** start Supplied records **

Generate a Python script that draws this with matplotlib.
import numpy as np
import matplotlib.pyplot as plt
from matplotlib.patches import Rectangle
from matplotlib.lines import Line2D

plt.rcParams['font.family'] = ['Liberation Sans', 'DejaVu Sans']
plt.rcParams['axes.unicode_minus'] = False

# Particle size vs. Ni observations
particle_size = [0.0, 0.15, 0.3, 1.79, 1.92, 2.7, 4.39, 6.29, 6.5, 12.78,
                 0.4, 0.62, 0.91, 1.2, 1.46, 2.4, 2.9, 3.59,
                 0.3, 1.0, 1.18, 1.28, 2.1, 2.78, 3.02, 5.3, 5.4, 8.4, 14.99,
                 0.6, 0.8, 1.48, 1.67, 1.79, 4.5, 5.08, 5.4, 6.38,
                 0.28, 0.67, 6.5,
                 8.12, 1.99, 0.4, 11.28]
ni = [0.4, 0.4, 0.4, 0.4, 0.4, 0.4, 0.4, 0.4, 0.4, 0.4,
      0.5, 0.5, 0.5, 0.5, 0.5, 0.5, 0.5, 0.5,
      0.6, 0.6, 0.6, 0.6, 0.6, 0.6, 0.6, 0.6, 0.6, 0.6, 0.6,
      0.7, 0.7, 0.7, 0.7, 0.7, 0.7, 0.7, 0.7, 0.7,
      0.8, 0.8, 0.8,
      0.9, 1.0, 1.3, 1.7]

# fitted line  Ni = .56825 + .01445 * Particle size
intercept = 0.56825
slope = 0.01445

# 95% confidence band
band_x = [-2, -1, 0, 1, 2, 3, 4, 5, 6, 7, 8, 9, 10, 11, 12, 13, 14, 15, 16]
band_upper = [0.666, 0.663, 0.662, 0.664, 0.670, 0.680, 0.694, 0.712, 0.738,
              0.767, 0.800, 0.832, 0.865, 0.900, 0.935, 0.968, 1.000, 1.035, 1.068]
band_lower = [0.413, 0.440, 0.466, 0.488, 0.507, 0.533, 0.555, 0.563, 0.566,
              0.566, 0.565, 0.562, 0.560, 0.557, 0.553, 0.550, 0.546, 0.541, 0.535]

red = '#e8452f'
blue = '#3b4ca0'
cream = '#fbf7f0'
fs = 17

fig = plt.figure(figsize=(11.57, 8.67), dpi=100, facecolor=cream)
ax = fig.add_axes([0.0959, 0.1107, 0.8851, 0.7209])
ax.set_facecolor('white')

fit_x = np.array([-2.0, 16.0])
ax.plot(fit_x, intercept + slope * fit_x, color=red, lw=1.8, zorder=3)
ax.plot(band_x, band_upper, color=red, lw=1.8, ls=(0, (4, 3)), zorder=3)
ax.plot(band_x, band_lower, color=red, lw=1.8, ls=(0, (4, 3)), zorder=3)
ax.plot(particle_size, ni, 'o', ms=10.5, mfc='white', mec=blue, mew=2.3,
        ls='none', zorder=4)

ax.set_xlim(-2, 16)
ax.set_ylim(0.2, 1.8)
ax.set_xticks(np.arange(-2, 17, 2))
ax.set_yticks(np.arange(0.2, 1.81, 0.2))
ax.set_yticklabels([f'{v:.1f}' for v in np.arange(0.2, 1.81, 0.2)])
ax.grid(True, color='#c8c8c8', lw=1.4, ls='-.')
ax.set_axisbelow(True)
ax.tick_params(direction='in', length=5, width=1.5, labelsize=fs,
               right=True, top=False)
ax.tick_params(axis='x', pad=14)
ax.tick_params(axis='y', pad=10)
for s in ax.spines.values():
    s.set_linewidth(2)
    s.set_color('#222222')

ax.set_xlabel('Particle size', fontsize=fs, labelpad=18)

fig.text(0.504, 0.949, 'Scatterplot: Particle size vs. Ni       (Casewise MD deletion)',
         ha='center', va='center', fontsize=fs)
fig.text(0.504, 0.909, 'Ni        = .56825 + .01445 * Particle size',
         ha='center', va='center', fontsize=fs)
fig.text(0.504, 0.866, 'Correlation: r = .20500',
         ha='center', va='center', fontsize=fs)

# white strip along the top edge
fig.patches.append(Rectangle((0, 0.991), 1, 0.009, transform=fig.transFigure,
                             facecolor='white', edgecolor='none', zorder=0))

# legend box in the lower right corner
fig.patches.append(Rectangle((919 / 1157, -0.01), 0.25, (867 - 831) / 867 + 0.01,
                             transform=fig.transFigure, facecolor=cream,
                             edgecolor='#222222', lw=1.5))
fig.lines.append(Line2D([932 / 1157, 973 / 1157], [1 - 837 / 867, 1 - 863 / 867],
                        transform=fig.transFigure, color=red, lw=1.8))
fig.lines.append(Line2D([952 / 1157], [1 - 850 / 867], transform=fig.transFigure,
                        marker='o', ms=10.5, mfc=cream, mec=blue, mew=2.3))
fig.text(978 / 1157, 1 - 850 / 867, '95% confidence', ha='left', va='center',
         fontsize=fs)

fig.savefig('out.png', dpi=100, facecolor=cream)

** end Supplied records **
** start Supplied records **

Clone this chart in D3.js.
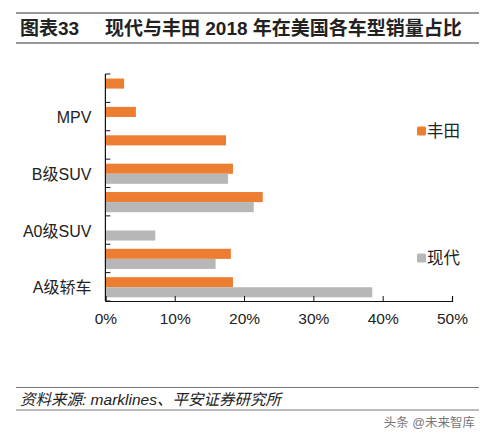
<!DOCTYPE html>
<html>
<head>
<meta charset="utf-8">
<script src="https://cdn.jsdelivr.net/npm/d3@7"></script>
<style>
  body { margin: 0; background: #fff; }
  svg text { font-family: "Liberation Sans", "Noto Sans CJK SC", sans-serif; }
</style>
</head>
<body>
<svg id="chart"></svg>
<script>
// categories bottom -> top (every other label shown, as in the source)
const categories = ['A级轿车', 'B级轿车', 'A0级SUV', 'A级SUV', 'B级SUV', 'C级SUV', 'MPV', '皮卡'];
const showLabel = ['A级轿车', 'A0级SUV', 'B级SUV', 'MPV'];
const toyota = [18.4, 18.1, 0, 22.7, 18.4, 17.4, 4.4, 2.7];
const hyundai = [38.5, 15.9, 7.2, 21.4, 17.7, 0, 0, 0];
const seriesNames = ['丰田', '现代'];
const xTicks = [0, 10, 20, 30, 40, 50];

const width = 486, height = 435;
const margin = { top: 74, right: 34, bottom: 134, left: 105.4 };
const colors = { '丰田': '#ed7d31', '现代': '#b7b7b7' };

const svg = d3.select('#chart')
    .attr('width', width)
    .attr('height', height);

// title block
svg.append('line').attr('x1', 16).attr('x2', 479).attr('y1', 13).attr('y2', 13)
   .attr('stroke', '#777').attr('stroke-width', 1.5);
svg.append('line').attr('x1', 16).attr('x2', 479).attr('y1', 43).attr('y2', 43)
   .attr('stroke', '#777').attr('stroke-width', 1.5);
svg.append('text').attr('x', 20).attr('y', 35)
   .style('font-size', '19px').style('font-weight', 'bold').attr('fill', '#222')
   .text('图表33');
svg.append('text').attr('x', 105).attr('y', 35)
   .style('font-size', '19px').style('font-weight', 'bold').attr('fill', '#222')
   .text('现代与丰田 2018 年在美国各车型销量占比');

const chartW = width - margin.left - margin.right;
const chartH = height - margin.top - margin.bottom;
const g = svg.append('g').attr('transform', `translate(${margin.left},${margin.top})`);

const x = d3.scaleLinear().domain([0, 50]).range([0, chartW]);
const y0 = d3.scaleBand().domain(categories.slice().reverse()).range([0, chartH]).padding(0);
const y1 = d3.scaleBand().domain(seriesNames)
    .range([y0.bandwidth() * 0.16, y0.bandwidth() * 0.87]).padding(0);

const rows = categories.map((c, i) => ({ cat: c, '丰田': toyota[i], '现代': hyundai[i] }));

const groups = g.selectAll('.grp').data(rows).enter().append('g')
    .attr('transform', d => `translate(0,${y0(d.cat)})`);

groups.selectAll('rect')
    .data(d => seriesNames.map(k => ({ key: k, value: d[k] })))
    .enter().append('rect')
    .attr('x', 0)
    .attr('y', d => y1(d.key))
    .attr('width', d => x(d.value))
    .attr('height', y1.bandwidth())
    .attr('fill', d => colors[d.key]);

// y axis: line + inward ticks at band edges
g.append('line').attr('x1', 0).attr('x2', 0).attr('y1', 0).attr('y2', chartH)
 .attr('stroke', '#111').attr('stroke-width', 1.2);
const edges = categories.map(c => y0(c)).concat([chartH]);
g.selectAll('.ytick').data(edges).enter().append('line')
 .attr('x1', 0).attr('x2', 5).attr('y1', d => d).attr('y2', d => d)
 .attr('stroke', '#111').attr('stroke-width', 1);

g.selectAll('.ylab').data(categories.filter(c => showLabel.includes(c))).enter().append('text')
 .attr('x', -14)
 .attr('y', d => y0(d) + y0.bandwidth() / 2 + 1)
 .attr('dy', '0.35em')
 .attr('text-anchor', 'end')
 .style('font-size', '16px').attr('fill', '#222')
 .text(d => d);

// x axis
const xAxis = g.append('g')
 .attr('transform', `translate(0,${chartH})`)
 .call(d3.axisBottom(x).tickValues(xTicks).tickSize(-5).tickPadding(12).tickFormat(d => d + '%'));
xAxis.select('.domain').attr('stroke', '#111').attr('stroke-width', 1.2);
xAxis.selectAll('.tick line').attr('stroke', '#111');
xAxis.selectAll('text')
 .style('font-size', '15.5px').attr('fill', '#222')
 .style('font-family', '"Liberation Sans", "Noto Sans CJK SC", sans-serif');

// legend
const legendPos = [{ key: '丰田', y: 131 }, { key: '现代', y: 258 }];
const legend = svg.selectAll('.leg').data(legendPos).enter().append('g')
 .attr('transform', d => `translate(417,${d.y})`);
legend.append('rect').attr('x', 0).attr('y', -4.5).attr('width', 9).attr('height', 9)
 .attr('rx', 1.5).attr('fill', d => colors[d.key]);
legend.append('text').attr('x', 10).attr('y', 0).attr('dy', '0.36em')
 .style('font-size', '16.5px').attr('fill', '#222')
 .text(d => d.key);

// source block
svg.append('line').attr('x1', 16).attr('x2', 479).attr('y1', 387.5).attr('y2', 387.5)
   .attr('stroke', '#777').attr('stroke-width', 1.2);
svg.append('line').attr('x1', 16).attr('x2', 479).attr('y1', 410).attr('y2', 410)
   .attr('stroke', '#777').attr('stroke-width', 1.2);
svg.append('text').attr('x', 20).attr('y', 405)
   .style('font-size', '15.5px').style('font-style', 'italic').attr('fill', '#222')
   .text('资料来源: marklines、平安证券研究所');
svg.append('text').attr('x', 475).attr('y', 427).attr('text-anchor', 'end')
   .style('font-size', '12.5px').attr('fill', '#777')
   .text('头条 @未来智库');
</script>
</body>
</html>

** end Supplied records **

— What you should do —
Above are records with pictures. Reproduce exactly only the lines from the line with "Clone this chart in D3.js." through the line with "const xTicks = [0, 10, 20, 30, 40, 50];", both ends included, and leave the pictures out.

— Solution to this exercise —
Clone this chart in D3.js.
<!DOCTYPE html>
<html>
<head>
<meta charset="utf-8">
<script src="https://cdn.jsdelivr.net/npm/d3@7"></script>
<style>
  body { margin: 0; background: #fff; }
  svg text { font-family: "Liberation Sans", "Noto Sans CJK SC", sans-serif; }
</style>
</head>
<body>
<svg id="chart"></svg>
<script>
// categories bottom -> top (every other label shown, as in the source)
const categories = ['A级轿车', 'B级轿车', 'A0级SUV', 'A级SUV', 'B级SUV', 'C级SUV', 'MPV', '皮卡'];
const showLabel = ['A级轿车', 'A0级SUV', 'B级SUV', 'MPV'];
const toyota = [18.4, 18.1, 0, 22.7, 18.4, 17.4, 4.4, 2.7];
const hyundai = [38.5, 15.9, 7.2, 21.4, 17.7, 0, 0, 0];
const seriesNames = ['丰田', '现代'];
const xTicks = [0, 10, 20, 30, 40, 50];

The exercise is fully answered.